Forward-looking Statements
All statements in this press release that are not historical are
forward-looking statements within the meaning of Section 21E of the
Securities Exchange Act of 1934. Such forward-looking statements may
be identified by words such as "believe," "intend," "expect," "may,"
"could," "would," "will," "should," "plan," "project," "contemplate,"

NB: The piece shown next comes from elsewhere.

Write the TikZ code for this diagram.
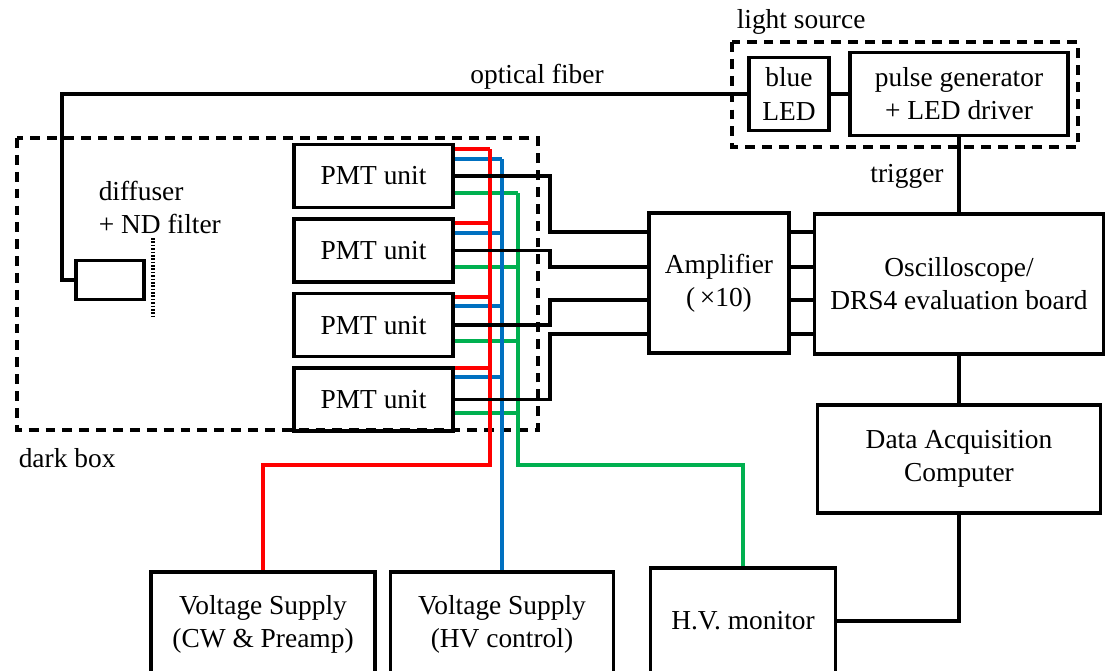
\documentclass[tikz,border=0pt]{standalone}
\usepackage{fontspec}
\setmainfont{Liberation Serif}
\usetikzlibrary{positioning}
\definecolor{wirered}{RGB}{255,0,0}
\definecolor{wireblue}{RGB}{0,112,192}
\definecolor{wiregreen}{RGB}{0,176,80}

\begin{document}
\begin{tikzpicture}[x=0.025cm, y=-0.025cm, line width=2.5pt,
    font=\fontsize{19.5}{23.5}\selectfont,
    unitbox/.style={rectangle, draw, align=center, inner sep=0pt},
    pmt/.style={unitbox, minimum width=3.975cm, minimum height=1.575cm},
    dashframe/.style={draw, dash pattern=on 7pt off 5pt},
    filterline/.style={line width=2.4pt, dash pattern=on 1.2pt off 1.2pt},
    lbl/.style={inner sep=0pt}]
  \useasboundingbox (0,0) rectangle (1106,671);

  % light source
  \node (led) [unitbox, minimum width=2cm, minimum height=1.825cm] at (789,94) {blue\\LED};
  \node (pulse) [unitbox, minimum width=5.45cm, minimum height=2.075cm] at (959,94) {pulse generator\\+ LED driver};
  \draw[dashframe] (732,42) rectangle (1078,147);
  \node (srclbl) [lbl, anchor=west] at (735,22) {light source};

  % dark box
  \node (diff) [unitbox, minimum width=1.7cm, minimum height=0.975cm] at (110,280) {};
  \node (difflbl) [lbl, anchor=west, align=left] at (97,207) {diffuser\\+ ND filter};
  \node (p1) [pmt] at (373.5,176) {PMT unit};
  \node (p2) [pmt, below=0.2cm of p1] {PMT unit};
  \node (p3) [pmt, below=0.2cm of p2] {PMT unit};
  \node (p4) [pmt, below=0.2cm of p3] {PMT unit};
  \draw[dashframe] (17,138) rectangle (538,430);
  \node (darklbl) [lbl, anchor=west] at (17,458) {dark box};

  % readout
  \node (amp) [unitbox, minimum width=3.5cm, minimum height=3.5cm] at (719,283) {Amplifier\\(\,×10)};
  \node (osc) [unitbox, minimum width=7.225cm, minimum height=3.5cm] at (959,284) {Oscilloscope/\\DRS4 evaluation board};
  \node (daq) [unitbox, minimum width=7.075cm, minimum height=2.7cm] at (959,459) {Data Acquisition\\Computer};

  % supplies
  \node (vs1) [unitbox, minimum width=5.6cm, minimum height=2.6cm] at (263,624) {Voltage Supply\\(CW \& Preamp)};
  \node (vs2) [unitbox, minimum width=5.575cm, minimum height=2.6cm] at (502,624) {Voltage Supply\\(HV control)};
  \node (hv) [unitbox, minimum width=4.625cm, minimum height=2.65cm] at (743,621) {H.V. monitor};

  % light path
  \draw (led.west) -| (62,280) -- (diff.west);
  \node (fiberlbl) [lbl] at (537,77) {optical fiber};
  \draw[filterline] (153,238) -- (153,318);
  \draw (led) -- (pulse);
  \draw (pulse) -- (osc);
  \node (trglbl) [lbl] at (907,176) {trigger};
  \draw (osc) -- (daq);
  \draw (daq.south) |- (hv.east);

  % power and monitor wires
  \foreach \n/\r/\b/\g in {1/149/159/193, 2/223/233/267, 3/297/306/341, 4/368/377/413} {
    \draw[wirered] (p\n.east |- 0,\r) -- (490,\r);
    \draw[wireblue] (p\n.east |- 0,\b) -- (502,\b);
    \draw[wiregreen] (p\n.east |- 0,\g) -- (518,\g);
  }
  \draw[wirered] (490,149) -- (490,465) -| (vs1.north);
  \draw[wireblue] (502,159) -- (vs2.north);
  \draw[wiregreen] (518,193) -- (518,465) -| (hv.north);

  % signal lines
  \foreach \n/\y in {1/232, 2/267, 3/300, 4/334} {
    \draw (p\n.east) -| (550,\y) -- (amp.west |- 0,\y);
    \draw (amp.east |- 0,\y) -- (osc.west |- 0,\y);
  }
\end{tikzpicture}
\end{document}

"anticipate," or similar statements. Because these statements reflect
the Company's current views concerning future events, these
forward-looking statements are subject to risks and uncertainties. The
Company has made every reasonable effort to ensure that the
information and assumptions on which these statements and projections
are based are current, reasonable, and complete. However, a variety of
factors could cause actual results to differ materially from the
projections, anticipated results or other expectations expressed in
this press release, including, without limitation, the ability to
successfully integrate acquired and potential additional operating
companies; the success of brand development efforts and strategic
alliances; demand for the Company's products and services; the ability
to compete effectively and adjust to changing market conditions;
inability to protect the Company's proprietary technology;
difficulties or delays in developing improved products when expected
or desired and with the additional features contemplated or desired;
the potential for intellectual property infringement, warranty,
product liability, and other claims; the uncertainties associated with
governmental regulation; and other factors detailed from time to time
in INVESTools' SEC filings. The forward-looking statements are made
only as of the date hereof and the Company assumes no obligation to
publicly update or revise the forward-looking statements whether as a
result of new information, future events, or otherwise.